• **Exercise**: What is wanted is an exact restatement of the lines from the one with "Write the Apache ECharts code for this chart." through the one with "const stepDays = 3", both included, and of no other lines.

[Start of Source data]

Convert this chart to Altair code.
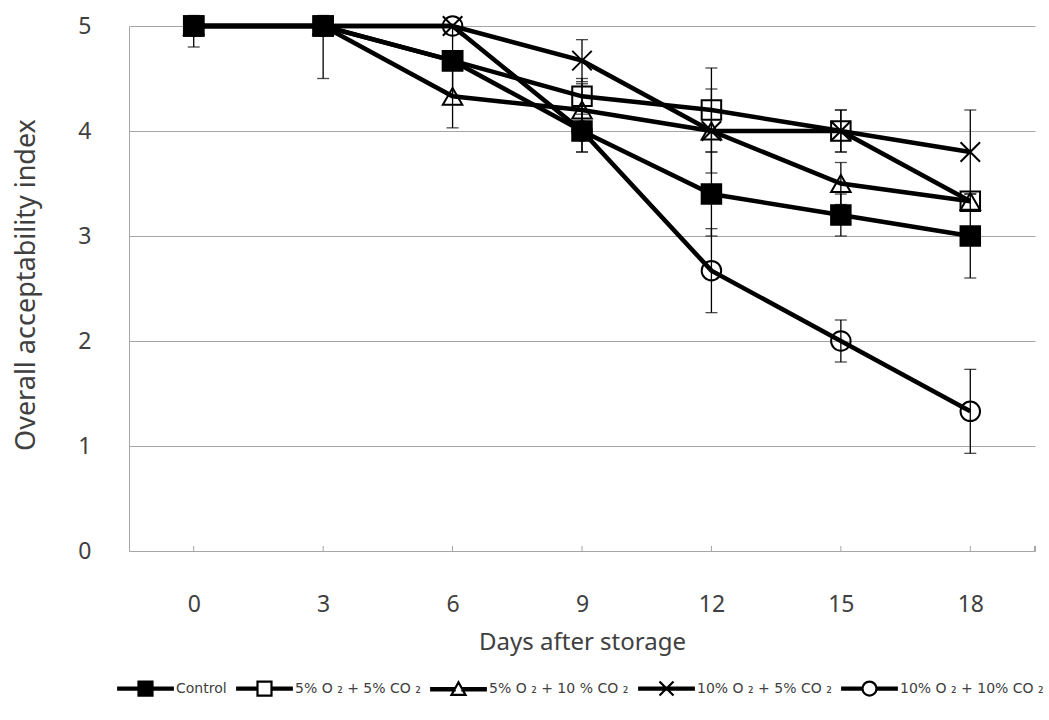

[End of Source data]
[Start of Source data]

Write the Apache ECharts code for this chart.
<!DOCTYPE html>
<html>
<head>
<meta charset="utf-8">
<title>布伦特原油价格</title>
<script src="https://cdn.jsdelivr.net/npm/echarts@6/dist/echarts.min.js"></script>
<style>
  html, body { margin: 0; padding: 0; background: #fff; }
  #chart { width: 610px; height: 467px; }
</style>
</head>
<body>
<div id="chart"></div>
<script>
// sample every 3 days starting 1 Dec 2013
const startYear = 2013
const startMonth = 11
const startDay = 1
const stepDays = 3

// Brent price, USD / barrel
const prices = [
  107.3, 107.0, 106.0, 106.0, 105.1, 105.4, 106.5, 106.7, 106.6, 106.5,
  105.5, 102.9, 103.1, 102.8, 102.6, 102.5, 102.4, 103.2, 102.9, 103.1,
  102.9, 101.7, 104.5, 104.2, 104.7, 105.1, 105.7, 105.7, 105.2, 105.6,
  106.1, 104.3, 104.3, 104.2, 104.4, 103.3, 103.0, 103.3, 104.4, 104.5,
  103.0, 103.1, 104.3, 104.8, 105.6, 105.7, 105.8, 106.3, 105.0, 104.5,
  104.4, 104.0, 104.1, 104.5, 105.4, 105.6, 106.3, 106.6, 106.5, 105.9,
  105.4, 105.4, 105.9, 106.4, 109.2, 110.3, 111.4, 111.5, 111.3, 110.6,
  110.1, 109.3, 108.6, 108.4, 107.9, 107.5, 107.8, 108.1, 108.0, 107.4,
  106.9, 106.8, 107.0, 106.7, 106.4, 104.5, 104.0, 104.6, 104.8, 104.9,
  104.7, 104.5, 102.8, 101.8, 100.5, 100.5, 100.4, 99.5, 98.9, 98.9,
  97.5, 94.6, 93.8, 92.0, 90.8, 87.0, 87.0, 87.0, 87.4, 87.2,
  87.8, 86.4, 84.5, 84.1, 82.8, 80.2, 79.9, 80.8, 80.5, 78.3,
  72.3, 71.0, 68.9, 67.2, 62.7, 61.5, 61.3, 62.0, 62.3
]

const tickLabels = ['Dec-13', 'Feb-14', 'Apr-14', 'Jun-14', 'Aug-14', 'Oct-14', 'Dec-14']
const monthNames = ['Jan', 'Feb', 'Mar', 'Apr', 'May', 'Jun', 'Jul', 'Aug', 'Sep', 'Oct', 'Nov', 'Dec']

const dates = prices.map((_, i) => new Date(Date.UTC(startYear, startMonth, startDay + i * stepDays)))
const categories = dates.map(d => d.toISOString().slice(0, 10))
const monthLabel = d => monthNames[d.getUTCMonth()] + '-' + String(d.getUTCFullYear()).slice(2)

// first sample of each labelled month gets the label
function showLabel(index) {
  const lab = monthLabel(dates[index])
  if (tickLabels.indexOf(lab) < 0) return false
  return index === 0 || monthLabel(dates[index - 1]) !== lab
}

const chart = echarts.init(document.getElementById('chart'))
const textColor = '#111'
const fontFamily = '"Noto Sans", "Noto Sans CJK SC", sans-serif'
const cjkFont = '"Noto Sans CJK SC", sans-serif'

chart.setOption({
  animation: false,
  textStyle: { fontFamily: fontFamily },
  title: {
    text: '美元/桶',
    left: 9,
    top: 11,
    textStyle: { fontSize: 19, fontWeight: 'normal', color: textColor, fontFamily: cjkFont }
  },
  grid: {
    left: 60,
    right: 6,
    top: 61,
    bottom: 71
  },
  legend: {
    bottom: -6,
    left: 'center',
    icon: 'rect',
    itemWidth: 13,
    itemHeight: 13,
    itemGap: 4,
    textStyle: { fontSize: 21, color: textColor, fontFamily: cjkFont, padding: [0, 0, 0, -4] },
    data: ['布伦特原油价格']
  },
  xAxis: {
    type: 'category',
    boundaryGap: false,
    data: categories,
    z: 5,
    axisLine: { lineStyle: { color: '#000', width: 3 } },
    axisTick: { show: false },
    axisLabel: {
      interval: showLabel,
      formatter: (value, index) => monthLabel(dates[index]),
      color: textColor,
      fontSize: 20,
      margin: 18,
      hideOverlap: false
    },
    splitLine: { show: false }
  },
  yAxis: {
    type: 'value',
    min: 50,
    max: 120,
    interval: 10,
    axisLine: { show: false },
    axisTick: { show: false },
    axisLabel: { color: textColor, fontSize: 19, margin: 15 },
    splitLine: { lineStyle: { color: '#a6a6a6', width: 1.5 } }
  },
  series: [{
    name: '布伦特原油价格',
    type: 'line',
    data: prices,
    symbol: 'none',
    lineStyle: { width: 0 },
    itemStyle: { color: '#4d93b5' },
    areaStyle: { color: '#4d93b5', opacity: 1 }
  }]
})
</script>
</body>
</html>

[End of Source data]

• **Reply**:
Write the Apache ECharts code for this chart.
<!DOCTYPE html>
<html>
<head>
<meta charset="utf-8">
<title>布伦特原油价格</title>
<script src="https://cdn.jsdelivr.net/npm/echarts@6/dist/echarts.min.js"></script>
<style>
  html, body { margin: 0; padding: 0; background: #fff; }
  #chart { width: 610px; height: 467px; }
</style>
</head>
<body>
<div id="chart"></div>
<script>
// sample every 3 days starting 1 Dec 2013
const startYear = 2013
const startMonth = 11
const startDay = 1
const stepDays = 3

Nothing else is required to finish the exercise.